A quarterly report from the Pentagon says violence in Iraq is down significantly, but warns the progress is fragile, in part because of political infighting, meddling from Iran and the continuing ability of insurgent groups to stage large-scale attacks. VOA's Al Pessin reports from the Pentagon.
The report, required by Congress, says violence in Iraq has fallen to its lowest level in four years, with some categories down as much as 80 percent. Still, there are dozens of attacks every day, most of them in Baghdad and three northern provinces, with about 40 large-scale attacks in the month of May.
The report praises the Iraqi government for progress in developing and using its security forces against both Sunni and Shiite extremists, and for progress on some political issues. But the report also calls the gains "fragile, reversible and uneven." That sentiment was echoed Monday by the top U.S. military officer, Admiral Mike Mullen.
"Iraq's in a much better place than it was a year ago, across the board - politically, economically and from a security standpoint," said Admiral Mullen. "I see that when I visit there, and clearly just to talk to the brigades who have recently returned, they confirm that. But we're not at the sustainable point yet. We're not at the irreversible point yet."
The Pentagon's quarterly Iraq report says a major factor in the progress has been the willingness of hundreds of thousands of Iraqis to reject extremism and begin to work with the government. The trend started among Sunnis in al-Anbar Province, but the report says it has now spread to Shiites in many parts of the country. The report says there are now more than 100,000 men in so-called 'Sons of Iraq' groups, working with the Iraqi police and army to maintain order and keep insurgents and terrorists out of local areas.
According to the report, Iran continues "to fund, train, arm and guide" Shiite militias, in spite of promises to stop. The report says, during recent operations in Basra, Iraqi security forces found caches of weapons that were manufactured in Iran this year.
The report also points to improvements in the capacity of the Iraqi army and police, but says the progress varies from place to place. On Monday, the Number Two U.S. commander in Iraq, Lieutenant General Lloyd Austin, said the Iraqis still need to be backed up by U.S. forces, but he believes U.S. and Iraqi troops can continue to make security gains, even though U.S. troop levels are being reduced by about 20,000.
"We have, over the last several months, been engaged in some pretty significant activity from time to time," said General Austin. "As we faced al-Qaida in the north, we also faced a pretty significant fight against JAM [Jesh al-Mahdi, Mahdi Army] Special Groups criminals in the areas of Basra and Sadr City.
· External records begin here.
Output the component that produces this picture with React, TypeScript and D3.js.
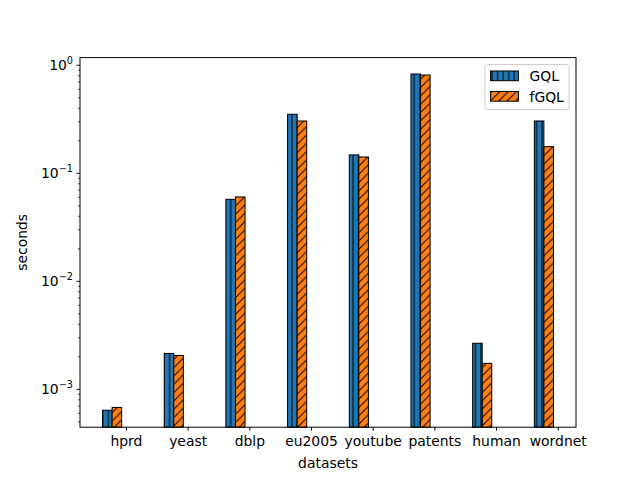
import { useEffect } from 'react';
import * as d3 from 'd3';

// datasets on the x axis
const datasets = ['hprd', 'yeast', 'dblp', 'eu2005', 'youtube', 'patents', 'human', 'wordnet'];
// run times in seconds
const gqlTimes = [0.00064, 0.00215, 0.0574, 0.352, 0.148, 0.83, 0.00267, 0.305];
const fgqlTimes = [0.00068, 0.00206, 0.0604, 0.305, 0.1416, 0.813, 0.00174, 0.1765];
const seriesNames = ['GQL', 'fGQL'];
const yTickExps = [0, -1, -2, -3];

const width = 640;
const height = 480;
const marginLeft = 80;
const marginRight = 64;
const marginTop = 57.6;
const marginBottom = 52.8;
const barW = 0.155;
const font = 'DejaVu Sans, sans-serif';
const fs = 13.9;

export default function App() {
  useEffect(() => {
    document.body.style.margin = '0';
  }, []);

  const lo = -barW / 2;
  const hi = datasets.length - 1 + barW * 1.5;
  const pad = (hi - lo) * 0.05;
  const x = d3.scaleLinear().domain([lo - pad, hi + pad]).range([marginLeft, width - marginRight]);
  const y = d3.scaleLog().domain([4.46e-4, 1.178]).range([height - marginBottom, marginTop]);
  const bw = x(barW) - x(0);
  const y0 = height - marginBottom;

  const minorTicks: number[] = [];
  for (let e = -4; e <= 0; e++) {
    for (let m = 2; m <= 9; m++) {
      const v = m * Math.pow(10, e);
      if (v >= y.domain()[0] && v <= y.domain()[1]) minorTicks.push(v);
    }
  }

  const series = [
    { name: seriesNames[0], values: gqlTimes, color: '#1f77b4', fill: 'url(#hatchV)', off: 0 },
    { name: seriesNames[1], values: fgqlTimes, color: '#ff7f0e', fill: 'url(#hatchD)', off: 1 },
  ];

  return (
    <svg width={width} height={height} style={{ display: 'block', fontFamily: font }}>
      <defs>
        <pattern id="hatchV" patternUnits="userSpaceOnUse" width={5.56} height={10}>
          <line x1={2.78} y1={0} x2={2.78} y2={10} stroke="#000" strokeWidth={1} />
        </pattern>
        <pattern id="hatchD" patternUnits="userSpaceOnUse" width={8.33} height={8.33}>
          <path d="M0,8.33 L8.33,0 M-2,2 L2,-2 M6.33,10.33 L10.33,6.33" stroke="#000" strokeWidth={1} />
        </pattern>
      </defs>
      <rect width={width} height={height} fill="#fff" />

      {series.map((s) =>
        s.values.map((v, i) => {
          const bx = x(i + s.off * barW) - bw / 2;
          const by = y(v);
          return (
            <g key={s.name + i}>
              <rect x={bx} y={by} width={bw} height={y0 - by} fill={s.color} />
              <rect x={bx} y={by} width={bw} height={y0 - by} fill={s.fill} stroke="#000" strokeWidth={1} />
            </g>
          );
        })
      )}

      {/* axes frame */}
      <rect x={marginLeft} y={marginTop} width={width - marginLeft - marginRight} height={height - marginTop - marginBottom} fill="none" stroke="#000" strokeWidth={1} />

      {/* x ticks */}
      {datasets.map((d, i) => {
        const tx = x(i + 2 * barW);
        return (
          <g key={d}>
            <line x1={tx} x2={tx} y1={y0} y2={y0 + 3.5} stroke="#000" />
            <text x={tx} y={y0 + 18.5} textAnchor="middle" fontSize={fs}>{d}</text>
          </g>
        );
      })}

      {/* y ticks */}
      {minorTicks.map((v) => (
        <line key={'m' + v} x1={marginLeft - 2} x2={marginLeft} y1={y(v)} y2={y(v)} stroke="#000" strokeWidth={0.7} />
      ))}
      {yTickExps.map((e) => {
        const ty = y(Math.pow(10, e));
        return (
          <g key={'t' + e}>
            <line x1={marginLeft - 3.5} x2={marginLeft} y1={ty} y2={ty} stroke="#000" />
            <text x={marginLeft - 7} y={ty + 5} textAnchor="end" fontSize={fs}>
              10<tspan fontSize={9.7} dy={-6}>{e < 0 ? '\u2212' + -e : String(e)}</tspan>
            </text>
          </g>
        );
      })}

      <text x={(marginLeft + width - marginRight) / 2} y={468} textAnchor="middle" fontSize={fs}>datasets</text>
      <text transform={`translate(27,${(marginTop + y0) / 2}) rotate(-90)`} textAnchor="middle" fontSize={fs}>seconds</text>

      {/* legend */}
      <g>
        <rect x={485} y={64.6} width={84} height={45} rx={2.5} fill="#fff" fillOpacity={0.8} stroke="#ccc" strokeWidth={1} />
        {series.map((s, k) => {
          const hy = 71 + k * 20.5;
          return (
            <g key={'l' + s.name}>
              <rect x={490.6} y={hy} width={27.8} height={9.7} fill={s.color} />
              <rect x={490.6} y={hy} width={27.8} height={9.7} fill={s.fill} stroke="#000" strokeWidth={1} />
              <text x={529.5} y={hy + 10} fontSize={fs}>{s.name}</text>
            </g>
          );
        })}
      </g>
    </svg>
  );
}
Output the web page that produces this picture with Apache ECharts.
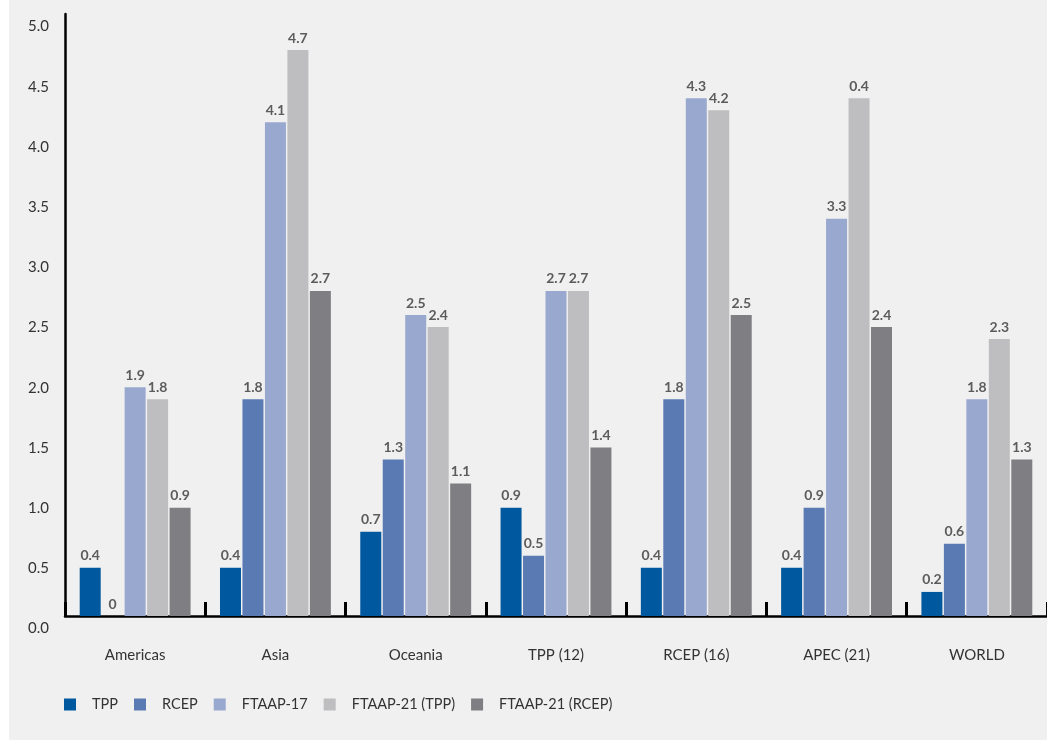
<!DOCTYPE html>
<html><head><meta charset="utf-8">
<script src="https://cdn.jsdelivr.net/npm/echarts@6/dist/echarts.min.js"></script>
<style>html,body{margin:0;padding:0;background:#fff;}#c{position:absolute;left:9px;top:0;width:1038px;height:740px;}</style>
</head><body><div id="c"></div>
<script>
const categories = ['Americas', 'Asia', 'Oceania', 'TPP (12)', 'RCEP (16)', 'APEC (21)', 'WORLD'];
const seriesNames = ['TPP', 'RCEP', 'FTAAP-17', 'FTAAP-21 (TPP)', 'FTAAP-21 (RCEP)'];
const colors = ['#00589f', '#5a7ab4', '#99a8ce', '#bebec0', '#7f7f83'];

// bar heights
const tppValues      = [0.4, 0.4, 0.7, 0.9, 0.4, 0.4, 0.2];
const rcepValues     = [0.0, 1.8, 1.3, 0.5, 1.8, 0.9, 0.6];
const ftaap17Values  = [1.9, 4.1, 2.5, 2.7, 4.3, 3.3, 1.8];
const ftaap21TValues = [1.8, 4.7, 2.4, 2.7, 4.2, 4.3, 2.3];
const ftaap21RValues = [0.9, 2.7, 1.1, 1.4, 2.5, 2.4, 1.3];

// data label texts as printed in the reference
const tppLabels      = ['0.4', '0.4', '0.7', '0.9', '0.4', '0.4', '0.2'];
const rcepLabels     = ['0', '1.8', '1.3', '0.5', '1.8', '0.9', '0.6'];
const ftaap17Labels  = ['1.9', '4.1', '2.5', '2.7', '4.3', '3.3', '1.8'];
const ftaap21TLabels = ['1.8', '4.7', '2.4', '2.7', '4.2', '0.4', '2.3'];
const ftaap21RLabels = ['0.9', '2.7', '1.1', '1.4', '2.5', '2.4', '1.3'];

const allValues = [tppValues, rcepValues, ftaap17Values, ftaap21TValues, ftaap21RValues];
const allLabels = [tppLabels, rcepLabels, ftaap17Labels, ftaap21TLabels, ftaap21RLabels];

const FONT = 'Lato';
const chart = echarts.init(document.getElementById('c'));
chart.setOption({
  backgroundColor: '#f0f0f0',
  animation: false,
  textStyle: { fontFamily: FONT },
  grid: { left: 56, top: 14, width: 983, height: 602, containLabel: false },
  legend: {
    left: 55, top: 697, padding: 0,
    icon: 'rect', itemWidth: 12, itemHeight: 12, itemGap: 16,
    textStyle: { fontFamily: FONT, fontSize: 14.5, color: '#333', padding: [0, 0, 0, 11] },
    data: seriesNames
  },
  xAxis: {
    type: 'category',
    data: categories,
    axisLine: { show: true, lineStyle: { color: '#000', width: 2.5 } },
    axisTick: { show: true, inside: true, length: 14, lineStyle: { color: '#000', width: 3 } },
    axisLabel: { margin: 32, color: '#333', fontSize: 15, fontFamily: FONT },
    splitLine: { show: false }
  },
  yAxis: {
    type: 'value',
    min: 0, max: 5, interval: 0.5,
    axisLine: { show: true, lineStyle: { color: '#000', width: 2.5 } },
    axisTick: { show: false },
    splitLine: { show: false },
    axisLabel: {
      margin: 16, color: '#333', fontSize: 15, fontFamily: FONT,
      verticalAlign: 'top', lineHeight: 25,
      formatter: v => v.toFixed(1)
    }
  },
  series: seriesNames.map((name, i) => ({
    name: name,
    type: 'bar',
    data: allValues[i],
    barWidth: 21,
    barGap: '7%',
    itemStyle: { color: colors[i] },
    label: {
      show: true, position: 'top', distance: 5,
      fontFamily: FONT, fontSize: 14, fontWeight: 'bold', color: '#5c5c5c',
      formatter: p => allLabels[i][p.dataIndex]
    }
  }))
});
</script></body></html>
And we did all that while our footprint was getting smaller. But I think the results speak for themselves. We've been fairly effective."
A second report issued Monday, this one from the Congress' Government Accountability Office, echoes many of the points in the Pentagon's report, but says the end of the surge requires an updated U.S. strategy document taking account of recent developments and covering the coming months and years. The report says the Departments of State and Defense disagree with the recommendation because broad U.S. goals remain the same. But they promise to review the strategy as necessary.
The quarterly Pentagon report points to several areas in which the Iraqi government must improve its performance in order to solidify security gains. The report says government workers need more training in order to support the security forces and development projects. It says there are still problems with inefficiency, corruption, favoritism and the delivery of essential services, such as electricity, water, sanitation and healthcare. And the report calls for senior leaders to spend "considerably more time and effort" to solve national disputes over pending legislation on provincial powers and other issues linked to national reconciliation.
The report also says the reduction in violence has helped spur strong economic growth, with Iraq's Gross Domestic Product projected to grow seven percent this year. That is helped by a nearly 10 percent increase in oil production at a time when world oil prices are at an all-time high. The report says inflation remains high at 12 percent, but that is just over one third of the rate two years ago.